David Jenkins, the project agent, told the commission, “what we're talking about today is a $2,400,000,000 stadium and a $800,000,000 to $1 billion of mixed-use private development,” and described the plan as a regional “front door” adjacent to Hopkins Airport. Ted Tai Wong, identified in the presentation as general counsel and chief administrative officer for the developer, narrated renderings and described a development program focused on experiential retail, public spaces and hotels.

The project team said phase 1 would open with the stadium in 2029 and would include both hotels and roughly half of the planned residential — about 600 units initially — with the remainder phased later. The planners said the full residential buildout discussed in the presentation is about 1,181 multifamily units across phases; the developer said units are expected to be rented, with typical one- and two-bedroom layouts and annual leases rather than short-term occupancy.

On-day parking for the opening phase is planned at about 12,000 to 14,000 spaces, largely surface lots at first, with the potential to shift to more structured parking as market demand permits. The team said it will let market demand guide adjustments to office, hotel or other uses in later phases.

The PUD document discussed during the meeting contains design and utility guidelines. A cited paragraph (PUD planning guidelines, 11-28.05) calls for placing permanent utility service underground — “provided that the high voltage electric transmission lines owned and maintained by the utility provider and providing electricity to the PUD District are excluded from the requirement,” the packet text states. The developer said it is coordinating with FirstEnergy on relocation or temporary relocation of high-voltage transmission lines and aims to begin earthwork in the coming months if approvals proceed.

Commissioners and the developer also discussed infrastructure: the city said it has submitted applications and held preliminary meetings with the Ohio Department of Transportation (ODOT) about highway and interchange work; the developer reported preliminary conversations with the Greater Cleveland Regional Transit Authority (RTA) about potential transit extensions into the site but said such moves will depend on cost and feasibility studies. The developer said a more detailed infrastructure study is underway and results are expected in the next few months.

Councilman Brian Poindexter and several commissioners asked whether office uses in later phases could convert to additional hotels or other uses if market demand requires it; the developer responded the plan will be market-driven and aims to remain flexible. Poindexter also noted the procedural steps: if the Planning Commission approves the PUD, the item is forwarded to City Council, which will hold three readings with a 45-day window before the third reading and must hold a public hearing.

A representative of local building trades and a member of the public, David Wandelowski of Cleveland, spoke in favor of the project and urged the commission to forward it so construction could begin. After public comment, a commissioner moved to approve; a second was recorded and the clerk called the roll. The commission recorded unanimous votes in favor (Klingler, Buckholtz, Wendling, Shornack, Muschler, Toyn Dexter and Councilman Brian Poindexter). The chair declared the PUD recommendation passed and the item will proceed to City Council.

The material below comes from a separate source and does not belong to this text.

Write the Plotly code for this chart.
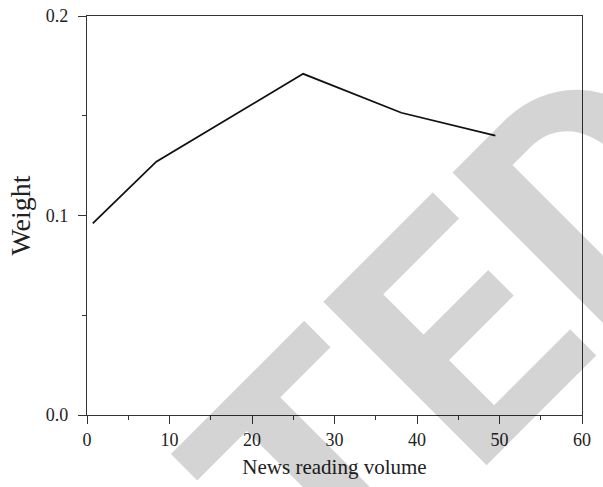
import plotly.graph_objects as go

# Data
news_volume = [0.7, 8.4, 26.2, 38.1, 49.5]
weight = [0.096, 0.127, 0.171, 0.1515, 0.140]

x_ticks = [0, 10, 20, 30, 40, 50, 60]
y_ticks = [0.0, 0.1, 0.2]

SERIF = "Liberation Serif, Times New Roman, serif"
AXIS_COLOR = "#333333"

fig = go.Figure()
fig.add_trace(go.Scatter(
    x=news_volume, y=weight, mode="lines",
    line=dict(color="#111111", width=1.8),
    showlegend=False, hoverinfo="skip",
))

fig.update_xaxes(
    range=[0, 60], tickvals=x_ticks, ticktext=[str(v) for v in x_ticks],
    ticks="outside", ticklen=8, tickwidth=1.2, tickcolor=AXIS_COLOR,
    minor=dict(dtick=5, tick0=0, ticks="outside", ticklen=4, tickwidth=1.2, tickcolor=AXIS_COLOR, showgrid=False),
    showline=True, linecolor=AXIS_COLOR, linewidth=1.3, mirror=True,
    showgrid=False, zeroline=False,
    tickfont=dict(family=SERIF, size=18, color="#222222"),
    title=dict(text="News reading volume", font=dict(family=SERIF, size=21, color="#222222"), standoff=10),
    automargin=False,
)
fig.update_yaxes(
    range=[0, 0.2], tickvals=y_ticks, ticktext=[f"{v:.1f}" for v in y_ticks],
    ticks="outside", ticklen=8, tickwidth=1.2, tickcolor=AXIS_COLOR,
    ticklabelstandoff=6,
    minor=dict(dtick=0.05, tick0=0, ticks="outside", ticklen=4, tickwidth=1.2, tickcolor=AXIS_COLOR, showgrid=False),
    showline=True, linecolor=AXIS_COLOR, linewidth=1.3, mirror=True,
    showgrid=False, zeroline=False,
    tickfont=dict(family=SERIF, size=18, color="#222222"),
    title=dict(text="Weight", font=dict(family=SERIF, size=28, color="#222222"), standoff=6),
    automargin=False,
)

# Watermark
fig.add_annotation(
    text="RETRACTED", xref="paper", yref="paper", x=-0.120, y=-0.881,
    xanchor="center", yanchor="middle", showarrow=False, textangle=-45,
    font=dict(family="Roboto, Liberation Sans, Arial, sans-serif",
              size=325, weight="bold", color="rgba(0,0,0,0.17)"),
)

fig.update_layout(
    width=603, height=487,
    margin=dict(l=87, r=21, t=16, b=72),
    paper_bgcolor="white", plot_bgcolor="white",
)

fig.write_html("out.html")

Next steps identified during the meeting include submission of the preliminary and final development plans required under the PUD process, continued coordination with utilities and transportation partners, and the City Council’s three-reading legislative process and public hearing. The developer and city staff emphasized that many details — final lot layouts, building heights, parking structure timing and ownership models for residential buildings — will be set in subsequent submissions and subject to regulatory review and market conditions.

Votes at a glance: The Planning Commission approved a recommendation to forward the PUD rezoning of parcel numbers 34302003, 34207002 and 34218005 (approximately 176 acres along Snow Road) to City Council; the motion passed on a recorded unanimous roll call.

Brook Park staff and the developer said they will provide more detailed infrastructure and traffic analyses to the council and the public as part of the preliminary development plan stage.